Desperté sobresaltado, con el
pijama pegado a mi cuerpo. Tuve que esperar unos cuantos segundos para darme
cuenta que todo había sido una pesadilla y que por fin había acabado. Tanteé mi
mesita de noche y di con mi vaso con agua, el que fui apurando a medida que se
fueron aclarando las imágenes en mi cabeza.
Estaba rodeado de troncos,
vivaces árboles de clases que no conocía. Tropecé con raíces, volví a
levantarme para caer otra vez, rasmillado, herido.
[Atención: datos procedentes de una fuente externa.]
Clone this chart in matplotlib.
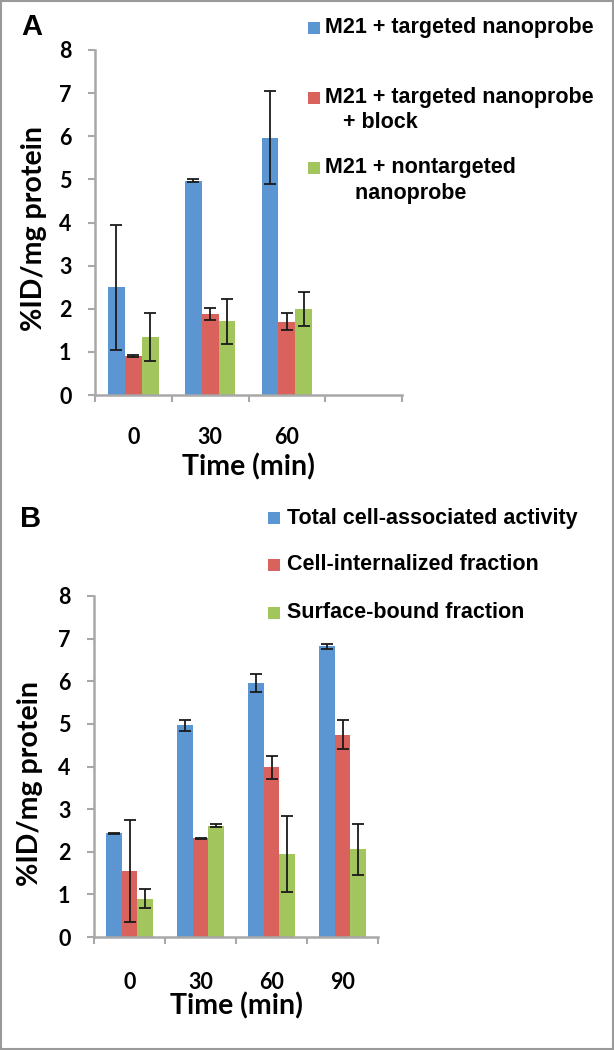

Me seguían a través de
riachuelos, estanques de plata líquida, telarañas de viejos robles y nidos de
altos álamos. No pude dar con su cara, pero
cuando me tenía a su merced, desperté protegido por mi propia cordura.
Traté de borrar todos los
vestigios del sueño, olvidando el suave y cálido aroma que desprendían los
árboles, el fresco y revitalizante aire que expulsaban las flores que trituraba
bajo mi peso y el tacto del agua que no dejaban de destrozar mis pies…
Demoré…, pero lo hice.
Me levanté de la cama sin que me
importase el no dormir lo suficiente para el trabajo al día siguiente, y me
acerqué lentamente a la ventana para abrirla y así encontrarme con el aire de
siempre, el que entraba y rompía con todo lo bueno, envolviendo la noche como
una fría capa llena de gritos salvajes y dolor, encontrarme con ese mal que no
deja de adoptar formas de sombras en las calles más desoladas, a veces humanas,
a veces de bestia, a veces de desolación, a veces de Dios…
Y ahí estaba yo, mirándolo todo
desde mi departamento, tranquilo, agradecido de haber vuelto a mi mundo.